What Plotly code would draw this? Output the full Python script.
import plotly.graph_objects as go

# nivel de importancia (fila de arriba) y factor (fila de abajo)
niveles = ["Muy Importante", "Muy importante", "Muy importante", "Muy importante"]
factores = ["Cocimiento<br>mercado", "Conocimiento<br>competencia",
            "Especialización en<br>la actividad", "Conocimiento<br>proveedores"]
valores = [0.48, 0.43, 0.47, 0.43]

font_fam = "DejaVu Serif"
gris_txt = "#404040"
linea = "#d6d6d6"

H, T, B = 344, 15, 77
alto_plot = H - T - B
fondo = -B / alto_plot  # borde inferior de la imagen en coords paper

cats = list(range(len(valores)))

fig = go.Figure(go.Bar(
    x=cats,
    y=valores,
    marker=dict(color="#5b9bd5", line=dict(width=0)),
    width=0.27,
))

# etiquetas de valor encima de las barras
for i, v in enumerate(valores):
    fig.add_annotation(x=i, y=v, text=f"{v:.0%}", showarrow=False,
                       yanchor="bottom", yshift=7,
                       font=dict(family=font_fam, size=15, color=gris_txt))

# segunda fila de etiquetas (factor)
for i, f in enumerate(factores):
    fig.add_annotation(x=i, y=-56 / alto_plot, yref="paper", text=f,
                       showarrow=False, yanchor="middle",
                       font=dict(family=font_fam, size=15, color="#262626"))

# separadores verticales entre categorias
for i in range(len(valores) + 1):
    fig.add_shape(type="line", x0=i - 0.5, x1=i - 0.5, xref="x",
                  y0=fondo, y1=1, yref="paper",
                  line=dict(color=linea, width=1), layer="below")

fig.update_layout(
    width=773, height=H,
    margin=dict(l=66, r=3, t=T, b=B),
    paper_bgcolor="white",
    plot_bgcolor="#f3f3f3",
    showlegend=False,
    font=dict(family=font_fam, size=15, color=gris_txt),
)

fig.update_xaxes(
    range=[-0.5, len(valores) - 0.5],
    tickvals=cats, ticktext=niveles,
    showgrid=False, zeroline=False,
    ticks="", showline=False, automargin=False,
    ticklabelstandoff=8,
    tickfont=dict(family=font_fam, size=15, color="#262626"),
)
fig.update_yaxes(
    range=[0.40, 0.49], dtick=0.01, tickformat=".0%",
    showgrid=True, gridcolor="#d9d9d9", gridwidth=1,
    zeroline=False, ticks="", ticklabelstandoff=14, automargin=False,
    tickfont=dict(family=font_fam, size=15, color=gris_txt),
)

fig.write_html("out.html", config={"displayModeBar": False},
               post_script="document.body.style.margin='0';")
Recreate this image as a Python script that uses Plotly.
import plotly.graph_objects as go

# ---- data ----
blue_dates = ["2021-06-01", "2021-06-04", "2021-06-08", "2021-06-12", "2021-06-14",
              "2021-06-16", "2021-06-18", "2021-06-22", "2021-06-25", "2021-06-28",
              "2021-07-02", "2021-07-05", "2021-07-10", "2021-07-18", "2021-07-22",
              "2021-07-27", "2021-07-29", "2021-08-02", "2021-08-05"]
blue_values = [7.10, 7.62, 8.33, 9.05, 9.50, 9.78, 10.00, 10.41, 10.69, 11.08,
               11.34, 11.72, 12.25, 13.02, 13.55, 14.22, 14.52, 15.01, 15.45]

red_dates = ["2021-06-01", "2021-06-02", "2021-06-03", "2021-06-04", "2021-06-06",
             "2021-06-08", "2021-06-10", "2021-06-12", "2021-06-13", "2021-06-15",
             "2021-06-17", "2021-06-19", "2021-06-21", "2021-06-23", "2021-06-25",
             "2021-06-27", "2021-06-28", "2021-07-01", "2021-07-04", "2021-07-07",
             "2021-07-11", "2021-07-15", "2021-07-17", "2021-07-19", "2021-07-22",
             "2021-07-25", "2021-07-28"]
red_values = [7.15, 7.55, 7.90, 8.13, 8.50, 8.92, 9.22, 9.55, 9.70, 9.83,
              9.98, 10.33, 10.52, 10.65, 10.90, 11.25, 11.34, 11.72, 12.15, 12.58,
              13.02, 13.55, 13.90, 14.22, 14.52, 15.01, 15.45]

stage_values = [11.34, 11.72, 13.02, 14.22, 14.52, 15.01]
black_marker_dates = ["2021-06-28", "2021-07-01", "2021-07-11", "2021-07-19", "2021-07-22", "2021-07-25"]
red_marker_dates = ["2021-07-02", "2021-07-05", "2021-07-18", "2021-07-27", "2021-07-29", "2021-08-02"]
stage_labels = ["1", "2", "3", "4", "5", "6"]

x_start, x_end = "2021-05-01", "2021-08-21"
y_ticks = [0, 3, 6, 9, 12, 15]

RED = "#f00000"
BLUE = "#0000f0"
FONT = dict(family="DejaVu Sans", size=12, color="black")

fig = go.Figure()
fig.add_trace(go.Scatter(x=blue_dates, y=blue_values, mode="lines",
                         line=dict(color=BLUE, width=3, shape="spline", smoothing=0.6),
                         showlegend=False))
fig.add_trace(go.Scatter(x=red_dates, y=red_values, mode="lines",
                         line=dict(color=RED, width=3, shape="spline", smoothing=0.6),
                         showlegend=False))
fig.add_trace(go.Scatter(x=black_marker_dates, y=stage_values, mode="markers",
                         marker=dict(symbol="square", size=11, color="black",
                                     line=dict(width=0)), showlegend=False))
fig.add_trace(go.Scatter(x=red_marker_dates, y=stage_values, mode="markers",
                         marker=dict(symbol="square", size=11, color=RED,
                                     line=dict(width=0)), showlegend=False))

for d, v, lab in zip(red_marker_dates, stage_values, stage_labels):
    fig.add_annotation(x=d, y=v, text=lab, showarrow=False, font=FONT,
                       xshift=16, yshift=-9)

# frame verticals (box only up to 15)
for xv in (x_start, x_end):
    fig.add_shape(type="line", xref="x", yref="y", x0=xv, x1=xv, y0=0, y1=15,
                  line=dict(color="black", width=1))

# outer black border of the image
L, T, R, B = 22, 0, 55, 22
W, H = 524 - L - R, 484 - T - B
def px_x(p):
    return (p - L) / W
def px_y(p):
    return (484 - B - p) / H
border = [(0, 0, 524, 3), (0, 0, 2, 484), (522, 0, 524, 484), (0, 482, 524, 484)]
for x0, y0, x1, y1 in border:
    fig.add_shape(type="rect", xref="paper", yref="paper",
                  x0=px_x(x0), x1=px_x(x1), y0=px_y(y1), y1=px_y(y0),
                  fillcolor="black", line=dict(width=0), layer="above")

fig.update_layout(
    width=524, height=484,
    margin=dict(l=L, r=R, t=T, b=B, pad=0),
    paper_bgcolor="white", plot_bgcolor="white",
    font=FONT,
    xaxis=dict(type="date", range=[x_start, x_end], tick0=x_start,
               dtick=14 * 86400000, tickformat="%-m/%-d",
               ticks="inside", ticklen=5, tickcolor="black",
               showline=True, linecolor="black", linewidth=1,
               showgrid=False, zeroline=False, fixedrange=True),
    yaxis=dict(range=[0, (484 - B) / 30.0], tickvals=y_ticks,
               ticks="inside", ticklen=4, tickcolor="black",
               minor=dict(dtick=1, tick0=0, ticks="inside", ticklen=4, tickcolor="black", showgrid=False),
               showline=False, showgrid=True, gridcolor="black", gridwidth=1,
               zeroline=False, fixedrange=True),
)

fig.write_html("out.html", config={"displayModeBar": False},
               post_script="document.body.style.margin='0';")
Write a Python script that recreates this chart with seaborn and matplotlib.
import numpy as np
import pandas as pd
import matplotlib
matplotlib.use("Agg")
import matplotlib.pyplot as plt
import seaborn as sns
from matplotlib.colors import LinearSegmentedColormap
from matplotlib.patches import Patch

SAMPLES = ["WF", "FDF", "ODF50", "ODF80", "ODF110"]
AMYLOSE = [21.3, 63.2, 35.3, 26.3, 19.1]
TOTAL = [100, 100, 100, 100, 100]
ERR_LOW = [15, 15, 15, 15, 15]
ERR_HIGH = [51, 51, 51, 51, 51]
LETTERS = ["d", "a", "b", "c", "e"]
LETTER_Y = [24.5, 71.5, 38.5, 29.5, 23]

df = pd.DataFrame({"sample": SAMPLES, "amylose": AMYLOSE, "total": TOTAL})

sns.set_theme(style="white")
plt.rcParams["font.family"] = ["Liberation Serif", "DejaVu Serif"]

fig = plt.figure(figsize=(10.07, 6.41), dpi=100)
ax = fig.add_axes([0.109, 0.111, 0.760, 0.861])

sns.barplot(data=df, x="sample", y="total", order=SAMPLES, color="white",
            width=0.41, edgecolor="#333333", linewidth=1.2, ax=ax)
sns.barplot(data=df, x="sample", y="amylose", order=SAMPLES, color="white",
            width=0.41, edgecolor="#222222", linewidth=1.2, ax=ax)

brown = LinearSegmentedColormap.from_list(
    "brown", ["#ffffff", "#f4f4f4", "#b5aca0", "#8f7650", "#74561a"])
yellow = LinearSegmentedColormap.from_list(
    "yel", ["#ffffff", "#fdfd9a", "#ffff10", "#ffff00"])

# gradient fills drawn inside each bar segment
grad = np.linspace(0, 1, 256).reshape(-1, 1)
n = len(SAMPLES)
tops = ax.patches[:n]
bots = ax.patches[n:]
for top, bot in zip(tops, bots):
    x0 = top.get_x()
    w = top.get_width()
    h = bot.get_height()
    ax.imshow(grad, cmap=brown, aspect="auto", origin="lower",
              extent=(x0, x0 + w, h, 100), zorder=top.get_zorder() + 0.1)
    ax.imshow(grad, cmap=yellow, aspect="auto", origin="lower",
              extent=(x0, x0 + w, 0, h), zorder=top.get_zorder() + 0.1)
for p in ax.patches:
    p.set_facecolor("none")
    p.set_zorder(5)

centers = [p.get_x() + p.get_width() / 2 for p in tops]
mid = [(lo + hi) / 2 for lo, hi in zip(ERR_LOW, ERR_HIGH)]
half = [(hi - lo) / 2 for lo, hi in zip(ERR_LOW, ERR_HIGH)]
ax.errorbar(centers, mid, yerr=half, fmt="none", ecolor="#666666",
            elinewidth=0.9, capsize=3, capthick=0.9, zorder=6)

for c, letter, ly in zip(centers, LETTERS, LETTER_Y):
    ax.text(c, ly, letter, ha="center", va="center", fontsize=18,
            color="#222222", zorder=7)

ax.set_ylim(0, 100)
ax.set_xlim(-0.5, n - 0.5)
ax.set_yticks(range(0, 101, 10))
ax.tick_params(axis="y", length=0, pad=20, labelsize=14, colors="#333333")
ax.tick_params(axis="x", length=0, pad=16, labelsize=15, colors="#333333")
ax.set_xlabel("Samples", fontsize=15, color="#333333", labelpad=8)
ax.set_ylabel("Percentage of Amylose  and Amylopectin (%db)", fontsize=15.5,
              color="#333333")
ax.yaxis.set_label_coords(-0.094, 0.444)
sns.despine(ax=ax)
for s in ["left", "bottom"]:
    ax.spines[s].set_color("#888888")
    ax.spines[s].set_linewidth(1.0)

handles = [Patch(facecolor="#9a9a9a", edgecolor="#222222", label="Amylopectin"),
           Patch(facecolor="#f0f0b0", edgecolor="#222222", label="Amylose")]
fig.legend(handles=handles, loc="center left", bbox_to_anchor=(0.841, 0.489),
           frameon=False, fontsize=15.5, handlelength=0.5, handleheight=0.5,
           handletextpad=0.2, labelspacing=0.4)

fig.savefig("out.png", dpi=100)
---
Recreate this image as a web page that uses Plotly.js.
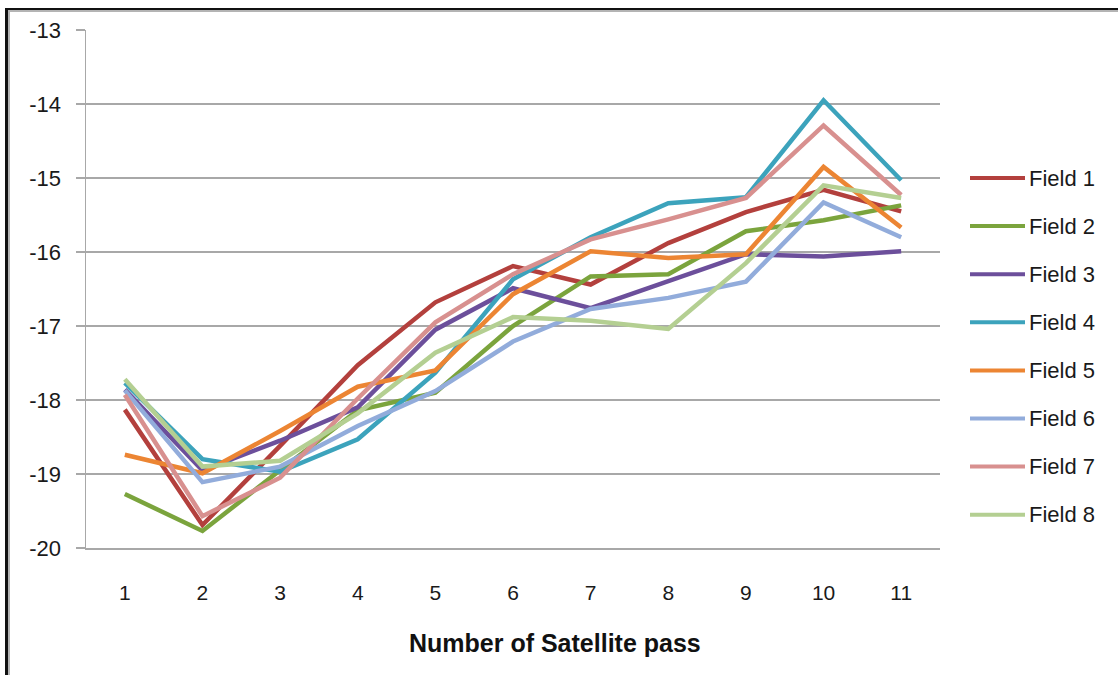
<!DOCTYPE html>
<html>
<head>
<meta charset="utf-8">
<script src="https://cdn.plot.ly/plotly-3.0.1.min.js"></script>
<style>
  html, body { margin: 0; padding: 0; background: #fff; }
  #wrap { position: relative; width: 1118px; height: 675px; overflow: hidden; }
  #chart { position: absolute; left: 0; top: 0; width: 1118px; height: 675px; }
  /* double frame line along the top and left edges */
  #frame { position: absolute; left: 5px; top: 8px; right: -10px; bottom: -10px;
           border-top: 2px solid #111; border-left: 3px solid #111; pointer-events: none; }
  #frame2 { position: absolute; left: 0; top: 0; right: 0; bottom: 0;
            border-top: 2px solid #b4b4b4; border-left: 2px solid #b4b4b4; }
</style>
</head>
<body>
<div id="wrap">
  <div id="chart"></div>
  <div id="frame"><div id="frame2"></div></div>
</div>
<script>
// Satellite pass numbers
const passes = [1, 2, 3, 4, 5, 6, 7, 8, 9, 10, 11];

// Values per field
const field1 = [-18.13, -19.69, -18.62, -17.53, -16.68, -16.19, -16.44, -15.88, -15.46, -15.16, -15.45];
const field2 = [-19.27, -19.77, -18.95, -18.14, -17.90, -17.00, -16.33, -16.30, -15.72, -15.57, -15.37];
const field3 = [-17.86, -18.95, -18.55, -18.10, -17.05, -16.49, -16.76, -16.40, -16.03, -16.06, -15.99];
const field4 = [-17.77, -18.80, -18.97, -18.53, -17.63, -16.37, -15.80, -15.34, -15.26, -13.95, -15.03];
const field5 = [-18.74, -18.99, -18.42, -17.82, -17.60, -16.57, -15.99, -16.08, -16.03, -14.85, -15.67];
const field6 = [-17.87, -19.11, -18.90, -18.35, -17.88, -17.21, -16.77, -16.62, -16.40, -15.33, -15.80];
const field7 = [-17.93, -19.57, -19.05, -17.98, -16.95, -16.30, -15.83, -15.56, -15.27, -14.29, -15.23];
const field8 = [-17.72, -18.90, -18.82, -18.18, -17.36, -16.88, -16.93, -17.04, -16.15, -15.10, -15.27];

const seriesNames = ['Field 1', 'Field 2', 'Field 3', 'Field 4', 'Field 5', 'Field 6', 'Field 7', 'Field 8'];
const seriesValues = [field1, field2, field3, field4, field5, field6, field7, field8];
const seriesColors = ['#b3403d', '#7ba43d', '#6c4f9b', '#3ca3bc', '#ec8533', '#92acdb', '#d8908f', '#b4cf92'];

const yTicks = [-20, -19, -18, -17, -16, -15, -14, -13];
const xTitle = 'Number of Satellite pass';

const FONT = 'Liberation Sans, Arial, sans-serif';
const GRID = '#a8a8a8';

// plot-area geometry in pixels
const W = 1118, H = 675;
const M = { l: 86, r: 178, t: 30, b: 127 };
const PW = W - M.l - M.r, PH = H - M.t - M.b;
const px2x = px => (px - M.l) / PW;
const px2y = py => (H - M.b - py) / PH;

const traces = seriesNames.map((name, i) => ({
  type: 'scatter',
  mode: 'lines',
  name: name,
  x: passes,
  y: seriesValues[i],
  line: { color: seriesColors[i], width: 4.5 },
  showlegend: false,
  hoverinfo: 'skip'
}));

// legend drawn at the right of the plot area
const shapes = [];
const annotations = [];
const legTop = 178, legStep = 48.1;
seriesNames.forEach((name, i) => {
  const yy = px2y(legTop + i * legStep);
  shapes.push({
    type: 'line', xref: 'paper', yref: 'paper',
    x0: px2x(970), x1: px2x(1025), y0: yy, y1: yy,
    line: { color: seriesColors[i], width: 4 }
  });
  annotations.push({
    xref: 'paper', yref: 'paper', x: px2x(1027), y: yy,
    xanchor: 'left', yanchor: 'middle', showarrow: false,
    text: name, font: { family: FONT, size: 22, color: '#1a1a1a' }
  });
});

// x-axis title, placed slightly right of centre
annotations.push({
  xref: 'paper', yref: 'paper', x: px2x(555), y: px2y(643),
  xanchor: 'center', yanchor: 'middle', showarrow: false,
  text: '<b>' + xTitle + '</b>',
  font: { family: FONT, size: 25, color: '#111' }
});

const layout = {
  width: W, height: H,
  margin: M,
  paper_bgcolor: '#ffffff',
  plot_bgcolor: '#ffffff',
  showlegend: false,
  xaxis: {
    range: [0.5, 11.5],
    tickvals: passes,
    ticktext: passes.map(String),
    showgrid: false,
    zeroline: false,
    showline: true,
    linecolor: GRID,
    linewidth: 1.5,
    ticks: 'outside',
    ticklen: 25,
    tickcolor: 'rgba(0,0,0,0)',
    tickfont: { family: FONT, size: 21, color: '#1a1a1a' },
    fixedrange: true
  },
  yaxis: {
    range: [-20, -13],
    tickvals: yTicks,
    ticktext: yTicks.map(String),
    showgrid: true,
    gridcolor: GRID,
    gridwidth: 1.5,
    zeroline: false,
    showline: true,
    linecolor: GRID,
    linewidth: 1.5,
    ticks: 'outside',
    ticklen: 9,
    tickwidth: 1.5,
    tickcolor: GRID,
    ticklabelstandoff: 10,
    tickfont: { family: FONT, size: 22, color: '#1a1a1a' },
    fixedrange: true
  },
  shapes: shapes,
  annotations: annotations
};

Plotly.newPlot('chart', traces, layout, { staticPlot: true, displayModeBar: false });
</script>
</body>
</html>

Challenge — Reproduce exactly the lines above starting at the line containing "Recreate this image as a web" and ending at the line containing "9, 10, 11];", including both, but not the pictures.

Task output —
Recreate this image as a web page that uses Plotly.js.
<!DOCTYPE html>
<html>
<head>
<meta charset="utf-8">
<script src="https://cdn.plot.ly/plotly-3.0.1.min.js"></script>
<style>
  html, body { margin: 0; padding: 0; background: #fff; }
  #wrap { position: relative; width: 1118px; height: 675px; overflow: hidden; }
  #chart { position: absolute; left: 0; top: 0; width: 1118px; height: 675px; }
  /* double frame line along the top and left edges */
  #frame { position: absolute; left: 5px; top: 8px; right: -10px; bottom: -10px;
           border-top: 2px solid #111; border-left: 3px solid #111; pointer-events: none; }
  #frame2 { position: absolute; left: 0; top: 0; right: 0; bottom: 0;
            border-top: 2px solid #b4b4b4; border-left: 2px solid #b4b4b4; }
</style>
</head>
<body>
<div id="wrap">
  <div id="chart"></div>
  <div id="frame"><div id="frame2"></div></div>
</div>
<script>
// Satellite pass numbers
const passes = [1, 2, 3, 4, 5, 6, 7, 8, 9, 10, 11];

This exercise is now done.